I also read that the High Tatras employ Europe’s last porters, instead of the huts being supplied by helicopter as in the Alps or the Dolomites. Porters are paid to carry food fuel and most importantly beer to the remote mountain huts. The Chata Pod Rysmi employs six Sherpas between spring and autumn but many worry this trade could die out with advancements in technology.

I think we even walked past one of the most well known Sherpas in the region, Viktor Beranek who has been working as a Sherpa for over 40 years and is now in his 60s. In an interview he stated that its a hard job but he likes the lifestyle. The reporter quoted him as saying “The first time I tried Sherpa work, I walked 50 meters and thought, oh my god this is harder than I thought”. The porters are paid by the kilo an most carry around 90kg at a time.

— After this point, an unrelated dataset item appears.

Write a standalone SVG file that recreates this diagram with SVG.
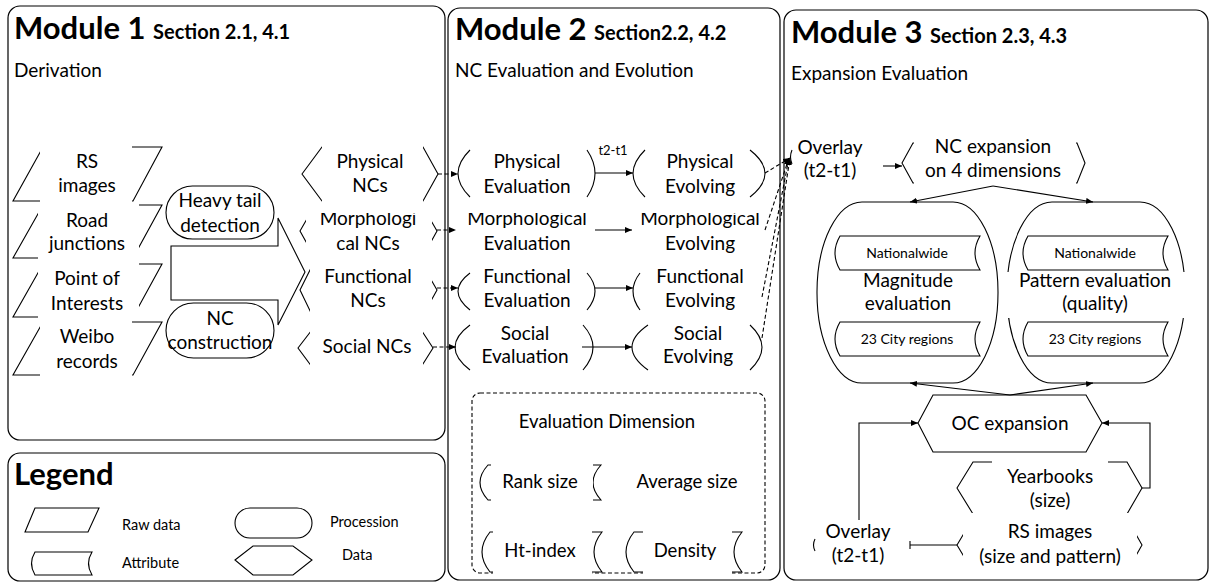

Beranek has the nick name “King of the mountain” as his best carrying weight is 122 kg. They carry their loads on a birch wooden frames with wide canvas straps made from old fire hoses.

Beranek organised the first, of the now annual, Sherpa rally where competitors from around the world race carrying a load up the mountain (60kg for men 20kg for women). He has won it a number of years. He hopes the popularity of this race will help prevent the High Tatra sherpa trade from dying out.

A porter’s empty load for taking back down the mountain

After a quick break at the hut we had a little route finding difficulty. Eventually we worked out where the trail of people had come from and made our way across a snowy patch before reaching a ridge line. Here we got to see a brand new view of some of the northerly peaks. Following the ridge we had another route finding issue where we followed a little path directly along the ridge rather than the markers which ran lower along the slope. We soon found ourselves at a knife edge with a 400m drop on either side. Back tracking to the path we scrambled up the last section before reaching the summit just over the border in Poland at 2499m. Mount Rysy has three summits, the highest is actually on the Slovakian side at 2503m, but we were there for the highest peak in Poland!

The last rocky steep section below the summit

In the past climbing to the Polish summit from Slovakia would have been illegal. Many mountaineers were fined for crossing the border not at an official crossing point. In 1999 an official border crossing was placed at Mount Rysy allowing mountaineers to reach the summit. Luckily for us however in 2007 both countries joined Schengen and we are free to hop across the border as many times as we wish.

View from the summit of Rysy (2499m)

We luckily had a cloud free summit and soaked up the views before getting someone to take a summit photo for us. At this point we realised we couldn’t remember which way up the Polish flag went. I guessed and we had our photo taken. They must not have been Polish or thought we were idiots as I got it wrong and we are holding the flag upside down. 

Oops, highest peak in Indonesia

Well it was the right we up if we were on the highest peak in Indonesia! Luckily we had taken a couple of back up summit selfies with the flag in both orientations just in case.

That’s better, highest peak in Poland

It seemed like our early start had put us ahead of the crowds and we met a stream of people coming up as we made our way down. We made it back to the car in around 8 hours, paid our parking (after an angry note had been left on our car for not paying earlier) and reached the Slovakian mountain guides office only an hour after they opened.